▶ [OBJECTIVE]: Reproduce exactly the run of lines from the one containing "Convert this chart to matplotlib code." through the one containing "from matplotlib.ticker import". Pictures do not belong in the copy.

---------------

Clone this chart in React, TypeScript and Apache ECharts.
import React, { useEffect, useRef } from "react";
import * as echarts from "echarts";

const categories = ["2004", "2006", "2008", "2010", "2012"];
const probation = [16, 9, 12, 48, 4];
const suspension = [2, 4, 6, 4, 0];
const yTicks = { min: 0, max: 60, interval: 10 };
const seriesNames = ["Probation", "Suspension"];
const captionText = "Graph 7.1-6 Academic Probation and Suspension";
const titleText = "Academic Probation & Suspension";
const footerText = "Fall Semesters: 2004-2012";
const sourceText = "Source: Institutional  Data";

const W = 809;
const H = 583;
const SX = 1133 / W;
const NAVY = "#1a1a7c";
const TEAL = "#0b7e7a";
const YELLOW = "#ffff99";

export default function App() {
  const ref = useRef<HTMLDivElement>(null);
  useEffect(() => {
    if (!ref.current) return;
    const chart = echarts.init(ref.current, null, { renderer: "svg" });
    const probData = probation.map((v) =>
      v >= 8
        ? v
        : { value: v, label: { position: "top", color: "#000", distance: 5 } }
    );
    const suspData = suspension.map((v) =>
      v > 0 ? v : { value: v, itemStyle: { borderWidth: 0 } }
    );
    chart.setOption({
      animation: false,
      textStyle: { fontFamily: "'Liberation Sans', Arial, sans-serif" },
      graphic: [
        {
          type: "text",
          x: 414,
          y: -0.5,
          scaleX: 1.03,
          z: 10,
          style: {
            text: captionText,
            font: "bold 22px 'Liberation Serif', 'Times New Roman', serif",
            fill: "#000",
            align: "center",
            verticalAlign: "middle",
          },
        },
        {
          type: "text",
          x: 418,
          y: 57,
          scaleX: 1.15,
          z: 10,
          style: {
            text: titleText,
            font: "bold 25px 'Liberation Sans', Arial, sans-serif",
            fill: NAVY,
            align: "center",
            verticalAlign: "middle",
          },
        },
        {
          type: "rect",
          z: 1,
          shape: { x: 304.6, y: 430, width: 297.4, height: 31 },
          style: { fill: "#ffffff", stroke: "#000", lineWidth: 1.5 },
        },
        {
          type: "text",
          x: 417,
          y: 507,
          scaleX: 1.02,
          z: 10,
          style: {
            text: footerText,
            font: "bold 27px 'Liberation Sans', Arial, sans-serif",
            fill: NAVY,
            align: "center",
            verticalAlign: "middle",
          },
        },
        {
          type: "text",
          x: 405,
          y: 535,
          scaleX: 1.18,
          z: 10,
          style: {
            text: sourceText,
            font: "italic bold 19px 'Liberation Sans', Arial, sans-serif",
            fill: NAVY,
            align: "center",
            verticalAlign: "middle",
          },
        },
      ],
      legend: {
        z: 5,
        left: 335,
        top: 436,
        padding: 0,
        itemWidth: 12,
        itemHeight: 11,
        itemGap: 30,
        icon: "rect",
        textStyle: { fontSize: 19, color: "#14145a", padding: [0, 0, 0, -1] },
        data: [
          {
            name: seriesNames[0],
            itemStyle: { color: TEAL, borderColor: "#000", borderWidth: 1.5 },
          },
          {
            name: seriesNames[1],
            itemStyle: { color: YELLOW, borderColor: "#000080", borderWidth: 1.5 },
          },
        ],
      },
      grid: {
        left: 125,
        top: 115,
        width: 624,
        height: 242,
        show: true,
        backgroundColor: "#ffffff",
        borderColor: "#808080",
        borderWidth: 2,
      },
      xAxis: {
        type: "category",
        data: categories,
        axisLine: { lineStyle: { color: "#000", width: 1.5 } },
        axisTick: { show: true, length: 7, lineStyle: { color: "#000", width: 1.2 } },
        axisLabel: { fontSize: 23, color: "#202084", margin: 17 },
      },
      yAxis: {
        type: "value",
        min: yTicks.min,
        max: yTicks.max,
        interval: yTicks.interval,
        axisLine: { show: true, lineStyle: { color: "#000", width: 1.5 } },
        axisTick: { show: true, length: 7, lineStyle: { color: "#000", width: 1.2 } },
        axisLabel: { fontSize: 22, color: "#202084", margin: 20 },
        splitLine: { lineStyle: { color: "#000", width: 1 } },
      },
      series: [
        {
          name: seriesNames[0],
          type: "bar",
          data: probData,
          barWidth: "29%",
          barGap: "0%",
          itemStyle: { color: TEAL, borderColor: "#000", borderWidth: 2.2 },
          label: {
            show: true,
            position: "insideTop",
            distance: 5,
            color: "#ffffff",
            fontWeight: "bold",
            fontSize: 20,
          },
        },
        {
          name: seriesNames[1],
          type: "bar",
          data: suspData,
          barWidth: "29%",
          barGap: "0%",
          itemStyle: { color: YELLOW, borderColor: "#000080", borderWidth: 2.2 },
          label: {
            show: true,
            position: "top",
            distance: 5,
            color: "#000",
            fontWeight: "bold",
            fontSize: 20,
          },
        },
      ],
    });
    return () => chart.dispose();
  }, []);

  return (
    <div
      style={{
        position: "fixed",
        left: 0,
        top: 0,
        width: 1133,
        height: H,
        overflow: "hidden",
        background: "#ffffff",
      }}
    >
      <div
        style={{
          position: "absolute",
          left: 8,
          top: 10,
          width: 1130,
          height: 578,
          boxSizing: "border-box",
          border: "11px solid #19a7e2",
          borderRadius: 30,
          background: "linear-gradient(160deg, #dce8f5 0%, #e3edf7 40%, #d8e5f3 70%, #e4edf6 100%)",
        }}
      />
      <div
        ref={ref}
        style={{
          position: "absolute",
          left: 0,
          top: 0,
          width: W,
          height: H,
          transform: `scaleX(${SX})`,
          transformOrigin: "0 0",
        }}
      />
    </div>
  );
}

---------------

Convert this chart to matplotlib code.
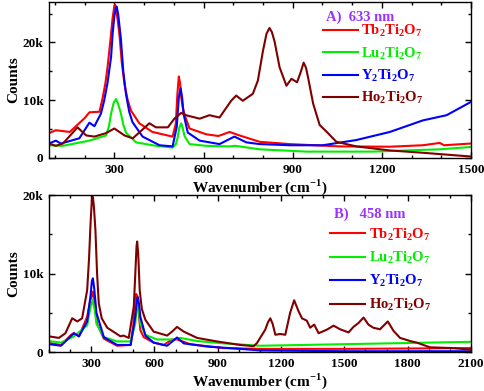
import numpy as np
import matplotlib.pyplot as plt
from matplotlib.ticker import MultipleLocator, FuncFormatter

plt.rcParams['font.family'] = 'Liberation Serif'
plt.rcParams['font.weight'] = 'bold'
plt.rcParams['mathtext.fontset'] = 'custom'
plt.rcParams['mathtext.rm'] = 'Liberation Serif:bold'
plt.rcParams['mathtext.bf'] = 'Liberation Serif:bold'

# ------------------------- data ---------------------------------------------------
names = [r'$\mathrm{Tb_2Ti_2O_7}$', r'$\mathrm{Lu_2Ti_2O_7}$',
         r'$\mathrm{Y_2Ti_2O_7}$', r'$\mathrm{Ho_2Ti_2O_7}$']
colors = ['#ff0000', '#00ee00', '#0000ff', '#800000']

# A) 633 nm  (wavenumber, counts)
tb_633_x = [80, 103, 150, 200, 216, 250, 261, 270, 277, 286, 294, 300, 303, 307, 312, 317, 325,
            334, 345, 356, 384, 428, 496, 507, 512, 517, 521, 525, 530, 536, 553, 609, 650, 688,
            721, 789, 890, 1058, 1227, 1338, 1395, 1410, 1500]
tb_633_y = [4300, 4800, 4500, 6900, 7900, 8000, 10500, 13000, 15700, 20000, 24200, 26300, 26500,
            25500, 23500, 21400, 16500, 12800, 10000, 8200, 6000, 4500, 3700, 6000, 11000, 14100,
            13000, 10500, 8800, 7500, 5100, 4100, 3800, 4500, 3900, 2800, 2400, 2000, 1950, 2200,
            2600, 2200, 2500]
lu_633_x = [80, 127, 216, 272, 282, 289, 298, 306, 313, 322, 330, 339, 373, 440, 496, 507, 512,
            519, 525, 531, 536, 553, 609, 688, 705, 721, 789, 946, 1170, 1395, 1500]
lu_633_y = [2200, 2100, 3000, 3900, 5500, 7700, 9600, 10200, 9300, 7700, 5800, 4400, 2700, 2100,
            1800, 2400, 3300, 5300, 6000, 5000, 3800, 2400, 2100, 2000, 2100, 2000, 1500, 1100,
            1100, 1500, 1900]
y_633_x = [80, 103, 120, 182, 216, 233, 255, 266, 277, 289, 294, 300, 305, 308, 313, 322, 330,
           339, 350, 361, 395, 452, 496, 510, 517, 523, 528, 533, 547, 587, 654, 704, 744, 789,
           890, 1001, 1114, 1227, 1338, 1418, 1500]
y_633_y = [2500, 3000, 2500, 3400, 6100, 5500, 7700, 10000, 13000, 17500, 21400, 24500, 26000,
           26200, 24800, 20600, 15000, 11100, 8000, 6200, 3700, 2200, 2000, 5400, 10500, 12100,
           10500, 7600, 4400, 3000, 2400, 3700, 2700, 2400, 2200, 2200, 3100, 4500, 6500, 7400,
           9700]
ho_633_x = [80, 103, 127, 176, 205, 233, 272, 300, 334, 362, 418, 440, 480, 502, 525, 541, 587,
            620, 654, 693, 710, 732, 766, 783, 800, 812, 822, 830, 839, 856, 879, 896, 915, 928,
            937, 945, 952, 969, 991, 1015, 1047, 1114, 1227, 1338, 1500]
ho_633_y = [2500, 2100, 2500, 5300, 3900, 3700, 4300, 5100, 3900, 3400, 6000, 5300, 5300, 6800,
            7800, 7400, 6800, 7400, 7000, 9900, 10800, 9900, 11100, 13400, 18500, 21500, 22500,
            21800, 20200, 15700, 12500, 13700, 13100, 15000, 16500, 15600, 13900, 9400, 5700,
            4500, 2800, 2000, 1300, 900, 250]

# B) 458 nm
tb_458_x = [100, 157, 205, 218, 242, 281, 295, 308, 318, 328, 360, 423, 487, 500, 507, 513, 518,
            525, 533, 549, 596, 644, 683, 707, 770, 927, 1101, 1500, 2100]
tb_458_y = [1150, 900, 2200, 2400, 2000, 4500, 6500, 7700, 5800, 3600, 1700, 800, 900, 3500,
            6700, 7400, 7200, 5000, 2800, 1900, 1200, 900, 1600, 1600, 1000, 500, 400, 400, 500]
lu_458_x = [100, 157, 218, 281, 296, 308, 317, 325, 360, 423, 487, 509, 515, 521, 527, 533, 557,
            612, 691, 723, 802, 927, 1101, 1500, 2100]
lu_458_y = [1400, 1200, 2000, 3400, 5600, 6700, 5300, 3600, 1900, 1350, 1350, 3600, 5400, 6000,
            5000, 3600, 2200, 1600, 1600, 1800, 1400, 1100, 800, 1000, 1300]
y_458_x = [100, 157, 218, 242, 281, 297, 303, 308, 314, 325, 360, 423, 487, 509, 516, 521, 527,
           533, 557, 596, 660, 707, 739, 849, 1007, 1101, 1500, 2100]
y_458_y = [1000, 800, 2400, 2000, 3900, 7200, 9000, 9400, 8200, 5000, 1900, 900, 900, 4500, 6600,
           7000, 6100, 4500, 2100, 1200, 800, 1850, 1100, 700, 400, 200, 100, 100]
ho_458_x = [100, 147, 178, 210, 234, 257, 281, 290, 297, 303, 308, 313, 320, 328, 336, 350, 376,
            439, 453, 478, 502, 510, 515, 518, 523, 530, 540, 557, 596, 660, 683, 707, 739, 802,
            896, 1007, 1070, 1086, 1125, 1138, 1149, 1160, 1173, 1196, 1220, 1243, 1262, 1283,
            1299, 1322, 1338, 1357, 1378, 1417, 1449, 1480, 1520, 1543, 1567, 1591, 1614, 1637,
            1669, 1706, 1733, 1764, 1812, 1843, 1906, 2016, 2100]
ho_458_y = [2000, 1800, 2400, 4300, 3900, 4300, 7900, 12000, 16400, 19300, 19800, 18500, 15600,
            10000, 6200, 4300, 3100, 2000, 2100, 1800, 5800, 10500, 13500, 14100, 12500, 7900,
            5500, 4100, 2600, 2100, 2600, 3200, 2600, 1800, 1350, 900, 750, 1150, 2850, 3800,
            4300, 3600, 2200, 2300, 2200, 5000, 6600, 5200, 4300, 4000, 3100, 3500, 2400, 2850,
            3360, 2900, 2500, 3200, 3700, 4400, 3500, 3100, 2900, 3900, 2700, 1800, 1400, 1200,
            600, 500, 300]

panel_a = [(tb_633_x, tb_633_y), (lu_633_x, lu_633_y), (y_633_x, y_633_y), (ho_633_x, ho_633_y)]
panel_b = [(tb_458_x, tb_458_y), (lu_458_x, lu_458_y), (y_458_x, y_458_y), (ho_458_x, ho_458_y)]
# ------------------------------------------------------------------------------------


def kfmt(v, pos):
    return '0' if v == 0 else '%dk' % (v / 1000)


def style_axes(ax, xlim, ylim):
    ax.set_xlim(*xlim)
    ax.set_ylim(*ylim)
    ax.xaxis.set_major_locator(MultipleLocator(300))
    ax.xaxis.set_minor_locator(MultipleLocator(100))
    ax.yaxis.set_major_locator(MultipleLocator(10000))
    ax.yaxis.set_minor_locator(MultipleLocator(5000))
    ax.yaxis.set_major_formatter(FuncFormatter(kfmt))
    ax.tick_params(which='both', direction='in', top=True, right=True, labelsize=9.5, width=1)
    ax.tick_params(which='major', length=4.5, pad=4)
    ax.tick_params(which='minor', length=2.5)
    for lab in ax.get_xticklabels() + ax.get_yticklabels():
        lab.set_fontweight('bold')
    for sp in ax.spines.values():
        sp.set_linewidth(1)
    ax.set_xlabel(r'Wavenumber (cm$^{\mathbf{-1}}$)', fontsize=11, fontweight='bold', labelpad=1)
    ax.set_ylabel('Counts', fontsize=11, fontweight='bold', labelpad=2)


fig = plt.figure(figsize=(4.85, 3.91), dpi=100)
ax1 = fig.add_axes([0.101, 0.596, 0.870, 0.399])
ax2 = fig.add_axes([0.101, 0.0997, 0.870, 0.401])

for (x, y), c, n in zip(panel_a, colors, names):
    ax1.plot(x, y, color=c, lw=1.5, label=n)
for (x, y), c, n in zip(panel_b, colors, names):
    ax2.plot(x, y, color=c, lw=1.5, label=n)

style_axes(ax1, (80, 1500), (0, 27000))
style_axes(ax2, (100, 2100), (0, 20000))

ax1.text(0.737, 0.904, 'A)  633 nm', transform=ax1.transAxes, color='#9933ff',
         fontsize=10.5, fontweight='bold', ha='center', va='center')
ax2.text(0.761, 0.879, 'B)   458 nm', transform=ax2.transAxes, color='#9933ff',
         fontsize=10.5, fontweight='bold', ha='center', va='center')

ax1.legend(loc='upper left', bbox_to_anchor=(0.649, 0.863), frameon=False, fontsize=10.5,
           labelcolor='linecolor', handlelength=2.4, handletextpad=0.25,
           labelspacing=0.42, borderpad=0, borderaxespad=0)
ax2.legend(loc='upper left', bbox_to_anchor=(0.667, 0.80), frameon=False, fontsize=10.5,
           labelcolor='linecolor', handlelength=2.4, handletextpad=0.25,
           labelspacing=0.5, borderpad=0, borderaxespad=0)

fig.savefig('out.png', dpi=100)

---------------

▶ [TASK ANSWER]:
Convert this chart to matplotlib code.
import numpy as np
import matplotlib.pyplot as plt
from matplotlib.ticker import MultipleLocator, FuncFormatter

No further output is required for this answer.